Der Flexetarismus verbindet so unterschiedliche Menschen wie Mosshammer und Neuburger mit Ottolenghi, Safran Foer und bereits der Hälfte der Österreicher, die laut Statistik Austria angibt, darauf zu achten, nur wenig Fleisch zu essen. In Wien gab es den zugegeben nicht sehr erfolgreichen Versuch, nach dem Vorbild Gent (Belgien) und Wiesbaden einen “Veggieday“ einzuführen, an dem jeder auf Fleisch verzichtet – mit dem langfristigen Ziel, Kantinen in Kindergärten, Spitälern, Schulen und anderen Einrichtungen dazu zu bringen, donnerstags nur Fleischloses anzubieten. Und auch das laufende Projekt “Halbzeitvegetarier“ ( www.halbzeitvegetarier.de) schlägt in diese Kerbe: Ein Web- und Facebook-Portal, das sich an Fleischesser richtet, die ihren Fleischkonsum sichtbar reduzieren wollen. Das EU-geförderte Projekt ist eine Initiative von Katharina Rippler, die selbst Vegetarierin ist. Ihre zentrale Idee: Zwei halbe Vegetarier sind ein ganzer – also zwei Menschen entscheiden sich, nur noch halb so viel Fleisch zu essen. Beide beobachten ihren wöchentlichen Fleischkonsum und halbieren ihn. Eine gänzliche Trennung vom Fleisch ist auch dabei kein großes Thema.

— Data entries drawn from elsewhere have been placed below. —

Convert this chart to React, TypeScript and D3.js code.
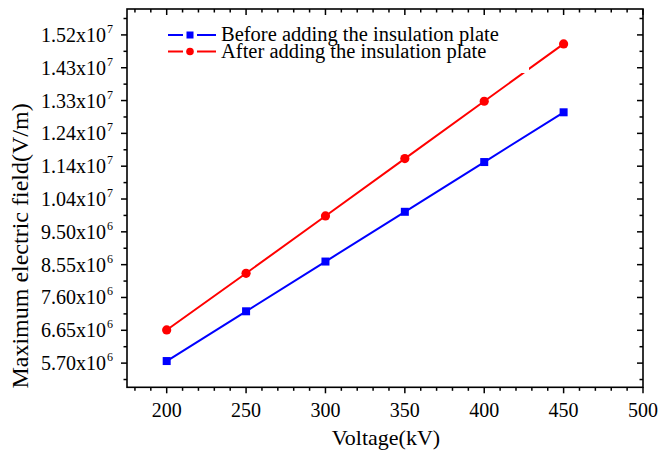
import React from "react";
import * as d3 from "d3";

const voltages = [200, 250, 300, 350, 400, 450];
const beforeValues = [5.76e6, 7.2e6, 8.64e6, 10.08e6, 11.52e6, 12.96e6];
const afterValues = [6.66e6, 8.3e6, 9.96e6, 11.62e6, 13.28e6, 14.94e6];
const seriesNames = ["Before adding the insulation plate", "After adding the insulation plate"];

const xTickValues = [200, 250, 300, 350, 400, 450, 500];
const yTickValues = [5.7e6, 6.65e6, 7.6e6, 8.55e6, 9.5e6, 10.45e6, 11.4e6, 12.35e6, 13.3e6, 14.25e6, 15.2e6];
const yTickMantissas = ["5.70", "6.65", "7.60", "8.55", "9.50", "1.04", "1.14", "1.24", "1.33", "1.43", "1.52"];
const yTickExponents = ["6", "6", "6", "6", "6", "7", "7", "7", "7", "7", "7"];

const W = 658, H = 451;
const L = 127, R = 643, T = 9, B = 387.3;
const FONT = "'Liberation Serif', 'Times New Roman', serif";

export default function App() {
  const x = d3.scaleLinear().domain([175, 500]).range([L, R]);
  const y = d3.scaleLinear().domain([5.0e6, 15.95e6]).range([B, T]);
  const line = d3.line<number>().x((_, i) => x(voltages[i])).y((d) => y(d));

  const xMinor = d3.range(180, 501, 10).filter((v) => v % 50 !== 0);
  const yMinor = yTickValues.map((v) => v - 0.475e6).concat([15.675e6]);

  const legendRows = [
    { name: seriesNames[0], color: "#0000ff", shape: "square", y: 35 },
    { name: seriesNames[1], color: "#ff0000", shape: "circle", y: 51.5 },
  ];

  return (
    <svg width={W} height={H} style={{ position: "absolute", left: 0, top: 0, background: "#fff" }}>
      <rect x={0} y={0} width={W} height={H} fill="#fff" />
      {/* series lines */}
      <path d={line(beforeValues) || ""} fill="none" stroke="#0000ff" strokeWidth={2} />
      <path d={line(afterValues) || ""} fill="none" stroke="#ff0000" strokeWidth={2} />
      {beforeValues.map((v, i) => (
        <rect key={"b" + i} x={x(voltages[i]) - 4} y={y(v) - 4} width={8} height={8} fill="#0000ff" />
      ))}
      {afterValues.map((v, i) => (
        <circle key={"a" + i} cx={x(voltages[i])} cy={y(v)} r={4.6} fill="#ff0000" />
      ))}

      {/* legend */}
      <rect x={160} y={22} width={369} height={51} fill="#fff" />
      {legendRows.map((r, i) => (
        <g key={i}>
          <line x1={168} x2={183} y1={r.y} y2={r.y} stroke={r.color} strokeWidth={2} />
          <line x1={197} x2={216} y1={r.y} y2={r.y} stroke={r.color} strokeWidth={2} />
          {r.shape === "square" ? (
            <rect x={186.5} y={r.y - 3.5} width={7} height={7} fill={r.color} />
          ) : (
            <circle cx={190} cy={r.y} r={3.8} fill={r.color} />
          )}
          <text x={221} y={r.y + 6} fontFamily={FONT} fontSize={20.5} fill="#000">{r.name}</text>
        </g>
      ))}

      {/* frame */}
      <rect x={L} y={T} width={R - L} height={B - T} fill="none" stroke="#000" strokeWidth={1.6} />

      {/* x ticks */}
      {xTickValues.map((v) => (
        <g key={"xt" + v}>
          <line x1={x(v)} x2={x(v)} y1={B} y2={B + 6} stroke="#000" strokeWidth={1.5} />
          <line x1={x(v)} x2={x(v)} y1={T} y2={T + 6} stroke="#000" strokeWidth={1.5} />
          <text x={x(v)} y={B + 30} textAnchor="middle" fontFamily={FONT} fontSize={20} fill="#000">{v}</text>
        </g>
      ))}
      {xMinor.map((v) => (
        <g key={"xm" + v}>
          <line x1={x(v)} x2={x(v)} y1={B} y2={B + 3.5} stroke="#000" strokeWidth={1.5} />
          <line x1={x(v)} x2={x(v)} y1={T} y2={T + 3.5} stroke="#000" strokeWidth={1.5} />
        </g>
      ))}

      {/* y ticks */}
      {yTickValues.map((v, i) => (
        <g key={"yt" + i}>
          <line x1={L - 6} x2={L} y1={y(v)} y2={y(v)} stroke="#000" strokeWidth={1.5} />
          <line x1={R - 6} x2={R} y1={y(v)} y2={y(v)} stroke="#000" strokeWidth={1.5} />
          <text x={106} y={y(v) + 7} textAnchor="end" fontFamily={FONT} fontSize={20} fill="#000">
            {yTickMantissas[i] + "x10"}
          </text>
          <text x={107} y={y(v) - 2} fontFamily={FONT} fontSize={12} fill="#000">{yTickExponents[i]}</text>
        </g>
      ))}
      {yMinor.map((v, i) => (
        <g key={"ym" + i}>
          <line x1={L - 3.5} x2={L} y1={y(v)} y2={y(v)} stroke="#000" strokeWidth={1.5} />
          <line x1={R - 3.5} x2={R} y1={y(v)} y2={y(v)} stroke="#000" strokeWidth={1.5} />
        </g>
      ))}

      {/* axis titles */}
      <text x={386} y={445} textAnchor="middle" fontFamily={FONT} fontSize={22} fill="#000">Voltage(kV)</text>
      <text
        transform={`translate(28, 246) rotate(-90)`}
        textAnchor="middle"
        fontFamily={FONT}
        fontSize={24}
        fill="#000"
      >
        Maximum electric field(V/m)
      </text>
    </svg>
  );
}
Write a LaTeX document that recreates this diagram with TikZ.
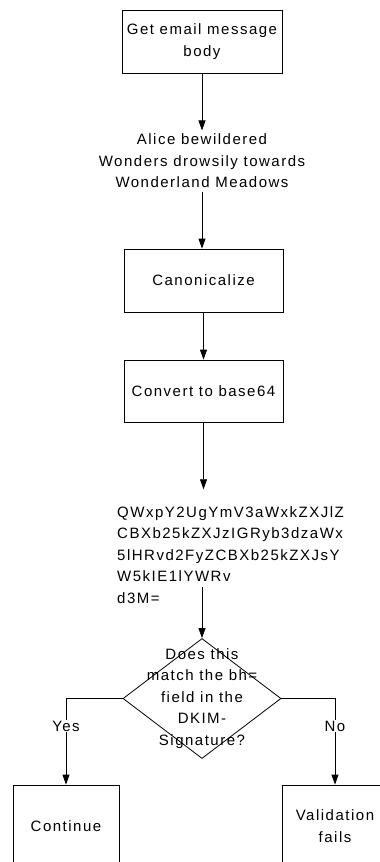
\documentclass[tikz,border=0pt]{standalone}
\usepackage{fontspec}
\setmainfont{Liberation Sans}[LetterSpace=10]
\usetikzlibrary{arrows.meta,shapes.geometric}
\tikzstyle{Step}=[rectangle, minimum width=160, minimum height=63, align=center, draw=black, line width=0.8pt]
\tikzstyle{Decision}=[diamond, minimum width=158, minimum height=120, inner sep=0, draw=black, line width=0.8pt]
\tikzstyle{Result}=[rectangle, minimum width=106, minimum height=82, align=center, draw=black, line width=0.8pt]
\tikzstyle{Flow}=[-{Triangle[length=10pt,width=7pt]}, line width=0.8pt]
\begin{document}
\begin{tikzpicture}[x=1pt, y=-1pt, font=\fontsize{15}{21.5}\selectfont]
    \useasboundingbox (0,0) rectangle (380,862);
    \clip (0,0) rectangle (380,862);
    \path
    (202,41.5) node[Step] (get) {Get email message\\body}
    (202,161) node[align=center] (body) {Alice bewildered\\Wonders drowsily towards\\Wonderland Meadows}
    (203.5,280.5) node[Step, minimum width=159] (canon) {Canonicalize}
    (203.5,391) node[Step, minimum width=159, minimum height=62] (base) {Convert to base64}
    (117,555) node[align=left, anchor=west, inner xsep=0, inner ysep=17] (hash) {QWxpY2UgYmV3aWxkZXJlZ\\CBXb25kZXJzIGRyb3dzaWx\\5lHRvd2FyZCBXb25kZXJsY\\W5kIE1lYWRv\\d3M=}
    (202,698.5) node[Decision] (match) {};

    \path (match) node[align=center] {Does this\\match the bh=\\field in the\\DKIM-\\Signature?};

    \path
    (66,826) node[Result] (cont) {Continue}
    (335,826) node[Result] (fail) {Validation\\fails};
    \coordinate (hashout) at (202,587);

    \draw[Flow] (get) -- (body);
    \draw[Flow] (body) -- (body.south |- canon.north);
    \draw[Flow] (canon) -- (base);
    \draw[Flow] (base) -- (base.south |- hash.north);
    \draw[Flow] (hashout) -- (match.north);

    \draw[Flow] (match.west) -| node[pos=0.66, fill=white, inner sep=1] {Yes} (cont.north);
    \draw[Flow] (match.east) -| node[pos=0.66, fill=white, inner sep=1] {No} (fail.north);
\end{tikzpicture}
\end{document}
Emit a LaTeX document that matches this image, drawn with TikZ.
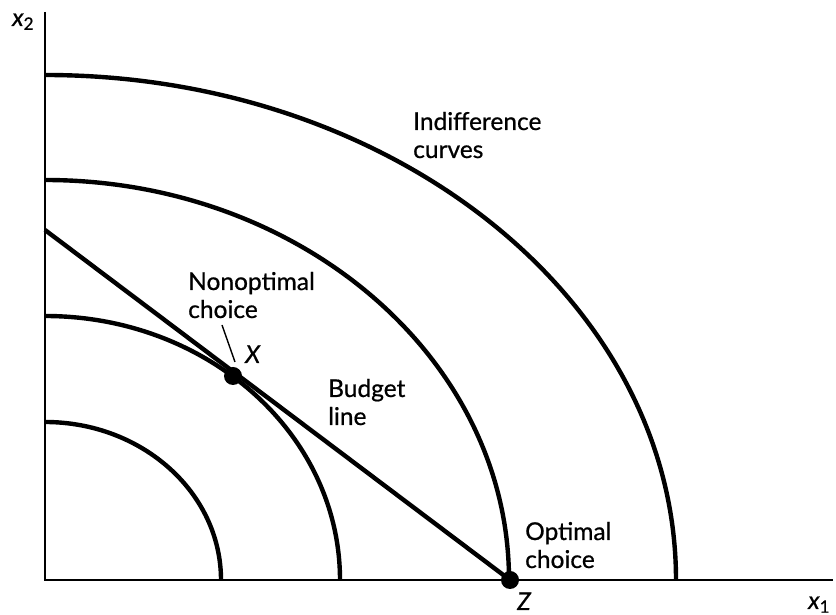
\documentclass[tikz,border=0pt]{standalone}
\usepackage{fontspec}
\setmainfont{Lato}
\newfontfamily\lblfont{Lato}[FakeBold=0.7]
\begin{document}
\begin{tikzpicture}[x=1pt,y=1pt,
  curve/.style={line width=4.4pt},
  axis/.style={line width=2.8pt},
  lbl/.style={inner sep=0pt,anchor=base west,align=left,font=\lblfont\fontsize{24.5}{28}\selectfont},
  dotstyle/.style={circle,fill=black,inner sep=0pt,minimum size=18pt}]
\useasboundingbox (0,0) rectangle (836,615);
\coordinate (O) at (45,35);
\coordinate (ytop) at (45,603);
\coordinate (xend) at (833,35);
\draw[axis] (ytop) -- (O) -- (xend);
% indifference curves
\draw[curve] (45,193) arc[start angle=90,end angle=0,x radius=176,y radius=158];
\draw[curve] (45,299) arc[start angle=90,end angle=0,x radius=295,y radius=264];
\draw[curve] (45,435) arc[start angle=90,end angle=0,x radius=464,y radius=400];
\draw[curve] (45,540) arc[start angle=90,end angle=0,x radius=631,y radius=505];
% budget line
\coordinate (B) at (45,385);
\node[dotstyle] (Z) at (510,35) {};
\node[dotstyle] (X) at (233,239) {};
\draw[curve] (B) -- (Z.center);
% labels
\node[lbl] (x2) at (12,589) {\textit{x}\textsubscript{2}};
\node[lbl] (x1) at (808,6) {\textit{x}\textsubscript{1}};
\node[lbl] (ind) at (413,457) {Indifference\\curves};
\node[lbl] (nonopt) at (188,297) {Nonoptimal\\choice};
\node[lbl] (Xl) at (245,252) {\textit{X}};
\node[lbl] (bud) at (328,190) {Budget\\line};
\node[lbl] (opt) at (525,47) {Optimal\\choice};
\node[lbl] (Zl) at (517,5) {\textit{Z}};
\coordinate (leadA) at (222,290);
\coordinate (leadB) at (235,253);
\draw[line width=1.4pt] (leadA) -- (leadB);
\end{tikzpicture}
\end{document}
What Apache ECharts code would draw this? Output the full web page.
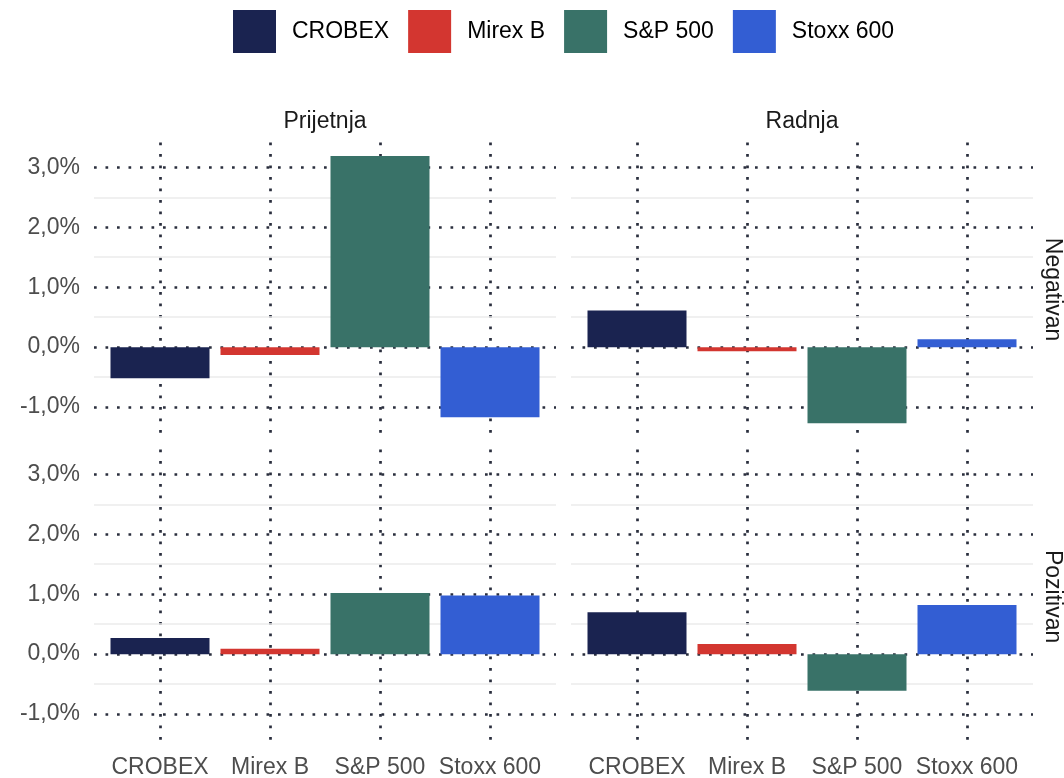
<!DOCTYPE html>
<html>
<head>
<meta charset="utf-8">
<title>Prijetnja / Radnja</title>
<script src="https://cdn.jsdelivr.net/npm/echarts@6/dist/echarts.min.js"></script>
<style>
  html, body { margin: 0; padding: 0; background: #fff; }
  #chart { width: 1064px; height: 778px; }
</style>
</head>
<body>
<div id="chart"></div>
<script>
// indeksi i boje
const indices = ['CROBEX', 'Mirex B', 'S&P 500', 'Stoxx 600'];
const colors = ['#1a2350', '#d33630', '#397268', '#335ed3'];

// fasete: stupci i redovi
const facetCols = ['Prijetnja', 'Radnja'];
const facetRows = ['Negativan', 'Pozitivan'];

// promjene u % (red Negativan)
const prijetnjaNegativan = [-0.52, -0.13, 3.19, -1.17];
const radnjaNegativan = [0.61, -0.07, -1.27, 0.13];
// promjene u % (red Pozitivan)
const prijetnjaPozitivan = [0.27, 0.09, 1.02, 0.98];
const radnjaPozitivan = [0.70, 0.17, -0.61, 0.82];

// sporedne linije mreze
const minorBreaks = [-0.5, 0.5, 1.5, 2.5];

const panels = [
  { row: 0, col: 0, values: prijetnjaNegativan },
  { row: 0, col: 1, values: radnjaNegativan },
  { row: 1, col: 0, values: prijetnjaPozitivan },
  { row: 1, col: 1, values: radnjaPozitivan }
];

// raspored panela
const panelLeft = [94, 571];
const panelTop = [142.6, 449.6];
const panelWidth = 462;
const panelHeight = 294;

const FONT = "'Liberation Sans', Arial, Helvetica, sans-serif";
const dotted = { color: '#2a2e3d', width: 2.7, type: [2.7, 8.8], cap: 'butt' };

// ggplot: 5% prosirenje na y, 0.6 jedinice na diskretnoj x osi
const allVals = [].concat(prijetnjaNegativan, radnjaNegativan, prijetnjaPozitivan, radnjaPozitivan);
const lo = Math.min(0, ...allVals);
const hi = Math.max(0, ...allVals);
const yMin = lo - 0.05 * (hi - lo);
const yMax = hi + 0.05 * (hi - lo);
const xMin = 0.4, xMax = indices.length + 0.6;
const unit = panelWidth / (xMax - xMin);

function pct(v) {
  return v.toFixed(1).replace('.', ',') + '%';
}

let grids = [], xAxes = [], yAxes = [], series = [];

panels.forEach(function (p, i) {
  grids.push({
    left: panelLeft[p.col],
    top: panelTop[p.row],
    width: panelWidth,
    height: panelHeight,
    containLabel: false,
    outerBoundsMode: 'none'
  });
  xAxes.push({
    gridIndex: i,
    type: 'value',
    min: xMin,
    max: xMax,
    minInterval: 1,
    maxInterval: 1,
    axisLine: { show: false },
    axisTick: { show: false },
    axisLabel: {
      show: p.row === 1,
      showMinLabel: false,
      showMaxLabel: false,
      margin: 13,
      color: '#4d4d4d',
      fontSize: 23,
      fontFamily: FONT,
      formatter: function (v) { return indices[v - 1] || ''; }
    },
    splitLine: { show: true, showMinLine: false, showMaxLine: false, lineStyle: dotted }
  });
  yAxes.push({
    gridIndex: i,
    type: 'value',
    min: yMin,
    max: yMax,
    minInterval: 1,
    maxInterval: 1,
    axisLine: { show: false },
    axisTick: { show: false },
    axisLabel: {
      show: p.col === 0,
      showMinLabel: false,
      showMaxLabel: false,
      margin: 14,
      padding: [3, 0, 0, 0],
      color: '#4d4d4d',
      fontSize: 23,
      fontFamily: FONT,
      formatter: pct
    },
    splitLine: { show: true, showMinLine: false, showMaxLine: false, lineStyle: dotted }
  });

  indices.forEach(function (name, k) {
    let s = {
      name: name,
      type: 'bar',
      xAxisIndex: i,
      yAxisIndex: i,
      barWidth: unit * 0.9,
      barGap: '-100%',
      itemStyle: { color: colors[k] },
      data: [[k + 1, p.values[k]]]
    };
    if (k === 0) {
      // svijetle sporedne linije ispod stupaca
      s.markLine = {
        silent: true,
        z: 1,
        symbol: 'none',
        label: { show: false },
        lineStyle: { color: '#ebebeb', width: 1.5, type: 'solid' },
        data: minorBreaks.map(function (v) { return { yAxis: v }; })
      };
    }
    series.push(s);
  });
});

// natpisi faseta
let graphics = [];
facetCols.forEach(function (t, c) {
  graphics.push({
    type: 'text',
    x: panelLeft[c] + panelWidth / 2,
    y: panelTop[0] - 21,
    style: { text: t, align: 'center', verticalAlign: 'middle', fill: '#1a1a1a', font: '23px ' + FONT }
  });
});
facetRows.forEach(function (t, r) {
  graphics.push({
    type: 'text',
    x: panelLeft[1] + panelWidth + 19,
    y: panelTop[r] + panelHeight / 2,
    rotation: -Math.PI / 2,
    style: { text: t, align: 'center', verticalAlign: 'middle', fill: '#1a1a1a', font: '23px ' + FONT }
  });
});

let chart = echarts.init(document.getElementById('chart'));
chart.setOption({
  animation: false,
  backgroundColor: '#fff',
  textStyle: { fontFamily: FONT },
  legend: {
    top: 5,
    left: 228,
    icon: 'rect',
    itemWidth: 43,
    itemHeight: 43,
    itemGap: 19,
    data: indices,
    textStyle: { color: '#000', fontSize: 23, fontFamily: FONT, padding: [0, 0, 0, 11] }
  },
  grid: grids,
  xAxis: xAxes,
  yAxis: yAxes,
  series: series,
  graphic: graphics
});
</script>
</body>
</html>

Seitan aus dem Waldviertel? Gibt’s

Und was sagt die Umwelt dazu, die vom Flexitarier-Boom ja profitieren soll? Da ist man sich nicht ganz einig. Während einige Forscher pro argumentieren, sehen das andere enger, etwa die britische Cranfield-University: Dort sagt man: Wer statt einheimischem Rind oder Schwein etwa das rein vegetarische Produkt Tofu auf den Teller bringt, esse nicht ökologischer. Ganz im Gegenteil, denn für Soja-Plantagen werde in der Dritten Welt oft Urwald gerodet, und die Herstellung von Tofu verschlinge viel Energie. Nach Ansicht der britischen Forscher nützen Flexitarier der Umwelt nur, wenn sie das Fleisch durch Brot, Pasta, Kartoffeln und Gemüse ersetzen. Die andere Option wäre Seitan aus dem Waldviertel. Den produzierte übrigens schon damals bei der eingangs erwähnten Grillerei ein paar Orte weiter ohne mein Wissen Edmund Reininger. Und der sagt: Es sei ganz einfach, die Leberkässemmel gegen ein mit Seitan gefülltes Bioweckerl zu tauschen. Das zugehörige Weckerl zu seinem „Seitan-Burger“ produzierte übrigens schon vor Jahrzehnten der preisgekrönte erste Slow-Food-Bäcker Österreichs, Erich Kasses. Nur wissen muss man es halt. Und darf nicht glutenintolerant sein.